That's right: the semicolon. It's a tattoo that has gained popularity in recent years, but unlike other random or mystifying trends, this one has a serious meaning behind it. (And no, it's not just the mark of a really committed grammar nerd.)
This mark represents mental health struggles and the importance of suicide prevention.
Project Semicolon was born from a social media movement in 2013. They describe themselves as a "movement dedicated to presenting hope and love to those who are struggling with depression, suicide, addiction, and self-injury. Project Semicolon exists to encourage, love, and inspire."
But why a semicolon?
"A semicolon is used when an author could've chosen to end their sentence, but chose not to. The author is you and the sentence is your life."
Originally created as a day where people were encouraged to draw a semicolon on their bodies and photograph it, it quickly grew into something greater and more permanent. Today, people all over the world are tattooing the mark as a reminder of their struggle, victory, and survival.
I spoke with Jenn Brown and Jeremy Jaramillo of The Semicolon Tattoo Project, an organization inspired by the semicolon movement. Along with some friends, Jenn and Jeremy saw an opportunity to both help the community and reduce the stigma around mental illness.
In 2012, over 43 million Americans dealt with a mental illness. Mental illness is not uncommon, yet there is a stigma around it that prevents a lot of people from talking about it — and that's a barrier to getting help.
More conversations that lead to less stigma? Yes please.
"[The tattoo] is a conversation starter," explains Jenn. "People ask what it is and we get to tell them the purpose."
"I think if you see someone's tattoo that you're interested in, that's fair game to start a conversation with someone you don't know," adds Jeremy. "It provides a great opportunity to talk. Tattoos are interesting — marks we put on our bodies that are important to us."
A woman getting a semicolon tattoo at last year's event.

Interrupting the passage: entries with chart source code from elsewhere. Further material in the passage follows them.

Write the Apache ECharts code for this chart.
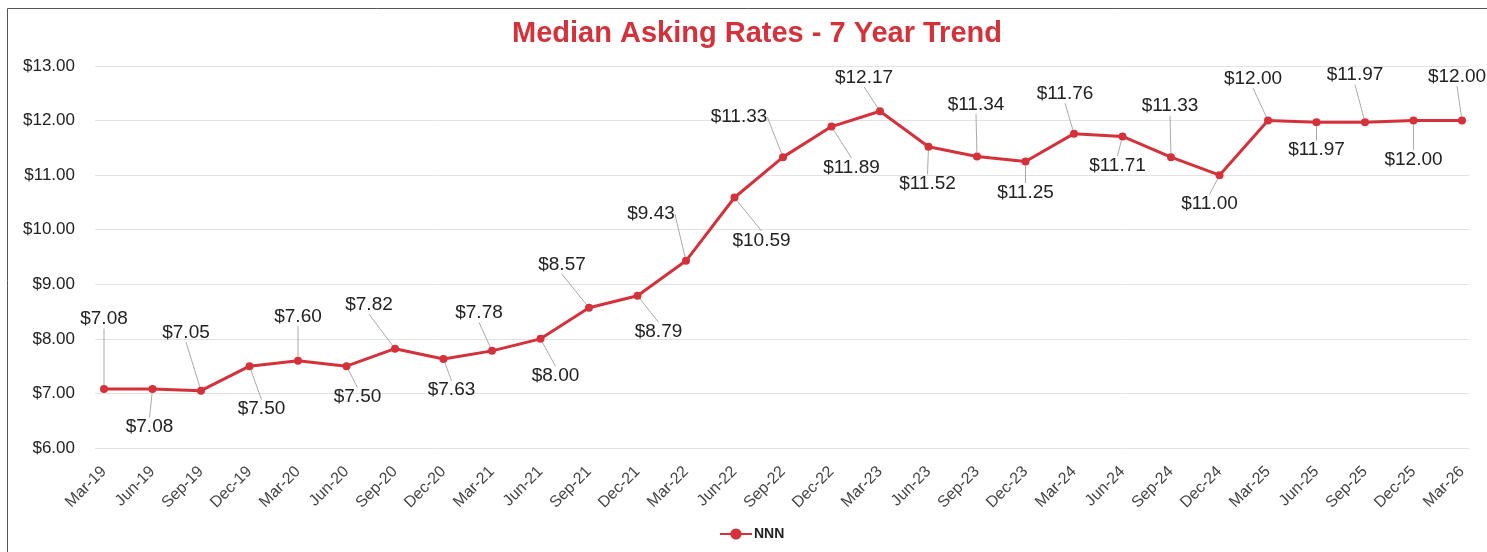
<!DOCTYPE html>
<html>
<head>
<meta charset="utf-8">
<script src="https://cdn.jsdelivr.net/npm/echarts@6/dist/echarts.min.js"></script>
<style>
  html, body { margin: 0; padding: 0; background: #fff; }
  #chart { width: 1487px; height: 552px; }
</style>
</head>
<body>
<div id="chart"></div>
<script>
// quarters
const categories = [
  "Mar-19", "Jun-19", "Sep-19", "Dec-19", "Mar-20", "Jun-20", "Sep-20", "Dec-20",
  "Mar-21", "Jun-21", "Sep-21", "Dec-21", "Mar-22", "Jun-22", "Sep-22", "Dec-22",
  "Mar-23", "Jun-23", "Sep-23", "Dec-23", "Mar-24", "Jun-24", "Sep-24", "Dec-24",
  "Mar-25", "Jun-25", "Sep-25", "Dec-25", "Mar-26"
];
// NNN median asking rate
const nnn = [
  7.08, 7.08, 7.05, 7.50, 7.60, 7.50, 7.82, 7.63,
  7.78, 8.00, 8.57, 8.79, 9.43, 10.59, 11.33, 11.89,
  12.17, 11.52, 11.34, 11.25, 11.76, 11.71, 11.33, 11.00,
  12.00, 11.97, 11.97, 12.00, 12.00
];
const yTicks = { min: 6, max: 13, step: 1 };

// where each data label sits relative to its point (dx, dy)
const labelShift = [
  [0, -70], [-3, 38], [-15, -58], [12, 43], [0, -44], [11, 31], [-26, -44], [8, 31],
  [-13, -38], [15, 37], [-27, -43], [21, 36], [-35, -47], [27, 43], [-44, -40], [20, 41],
  [-16, -34], [-1, 37], [-1, -52], [0, 31], [-9, -40], [-5, 29], [-1, -51], [-10, 29],
  [-15, -42], [0, 28], [-10, -47], [0, 39], [-5, -44]
];

const FONT = "'Liberation Sans', Arial, Helvetica, sans-serif";
const RED = "#d5313b";
const money = (v) => "$" + v.toFixed(2);

const chart = echarts.init(document.getElementById("chart"));
chart.setOption({
  animation: false,
  textStyle: { fontFamily: FONT },
  title: {
    text: "Median Asking Rates - 7 Year Trend",
    left: 507,
    top: 14,
    textStyle: { color: RED, fontSize: 29, fontWeight: "bold", fontFamily: FONT }
  },
  graphic: [{
    type: "rect",
    shape: { x: 7.5, y: 8.5, width: 1520, height: 600 },
    style: { fill: "none", stroke: "#555", lineWidth: 1 },
    silent: true
  }],
  legend: {
    left: 719,
    top: 527,
    padding: 0,
    itemWidth: 32,
    itemHeight: 14,
    textStyle: { fontSize: 14, fontWeight: "bold", color: "#222", fontFamily: FONT, padding: [0, 0, 0, -3] },
    data: ["NNN"]
  },
  // grid 0 carries the gridlines and y labels, grid 1 the series
  grid: [
    { left: 95, right: 18, top: 66, bottom: 104 },
    { left: 104, right: 25, top: 66, bottom: 104 }
  ],
  xAxis: [
    { gridIndex: 0, type: "category", data: categories, show: false },
    {
      gridIndex: 1,
      type: "category",
      data: categories,
      boundaryGap: false,
      axisLine: { show: false },
      axisTick: { show: false },
      axisLabel: {
        rotate: 45,
        interval: 0,
        margin: 21,
        fontSize: 16,
        color: "#444",
        fontFamily: FONT
      }
    }
  ],
  yAxis: [
    {
      gridIndex: 0,
      type: "value",
      min: yTicks.min,
      max: yTicks.max,
      interval: yTicks.step,
      axisLine: { show: false },
      axisTick: { show: false },
      axisLabel: { formatter: money, margin: 20, fontSize: 17, color: "#222", fontFamily: FONT },
      splitLine: { lineStyle: { color: "#e2e2e2", width: 1 } }
    },
    {
      gridIndex: 1,
      type: "value",
      min: yTicks.min,
      max: yTicks.max,
      interval: yTicks.step,
      show: false,
      splitLine: { show: false }
    }
  ],
  series: [{
    name: "NNN",
    type: "line",
    xAxisIndex: 1,
    yAxisIndex: 1,
    data: nnn,
    symbol: "circle",
    symbolSize: 8,
    itemStyle: { color: RED },
    lineStyle: { color: RED, width: 3 },
    label: {
      show: true,
      position: "inside",
      formatter: (p) => money(p.value),
      fontSize: 19,
      color: "#222",
      fontFamily: FONT
    },
    labelLine: { show: true, lineStyle: { color: "#aaa", width: 1 } },
    labelLayout: (p) => ({ dx: labelShift[p.dataIndex][0], dy: labelShift[p.dataIndex][1] })
  }]
});
</script>
</body>
</html>
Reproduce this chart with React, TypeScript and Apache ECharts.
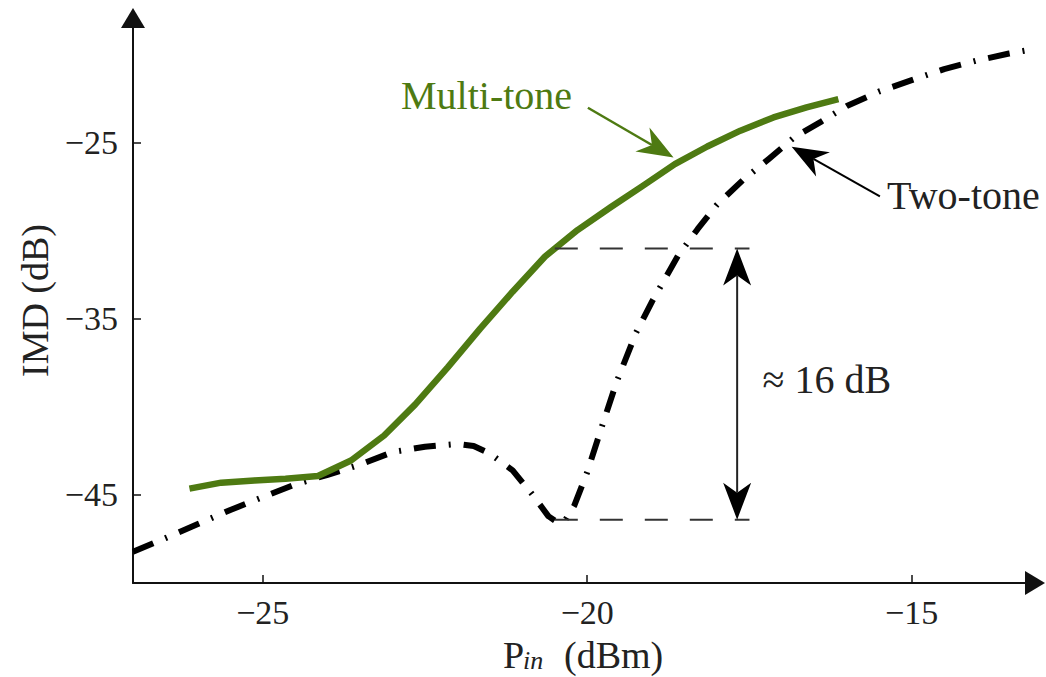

Last year, The Semicolon Tattoo Project held an event at several tattoo shops where people could get a semicolon tattoo for a flat rate. "That money was a fundraiser for our crisis center," said Jenn. In total, over 400 people received semicolon tattoos in one day. Even better, what began as a local event has spread far and wide, and people all over the world are getting semicolon tattoos.
And it's not just about the conversation — it's about providing tangible support and help too.
Jenn and Jeremy work with the Agora Crisis Center. Founded in 1970, it's one of the oldest crisis centers in the country. Through The Semicolon Tattoo Project, they've been able to connect even more people with the help they need during times of crisis. (If you need someone to talk to, scroll to the end of the article for the center's contact information.)
So next time you see this small punctuation tattoo, remember the words of Upworthy writer Parker Molloy:
I recently decided to get a semicolon tattoo. Not because it's trendy (though, it certainly seems to be at the moment), but because it's a reminder of the things I've overcome in my life. I've dealt with anxiety, depression, and gender dysphoria for the better part of my life, and at times, that led me down a path that included self-harm and suicide attempts.
But here I am, years later, finally fitting the pieces of my life together in a way I never thought they could before. The semicolon (and the message that goes along with it) is a reminder that I've faced dark times, but I'm still here."
No matter how we get there, the end result is so important: help and support for more people to also be able to say "I'm still here."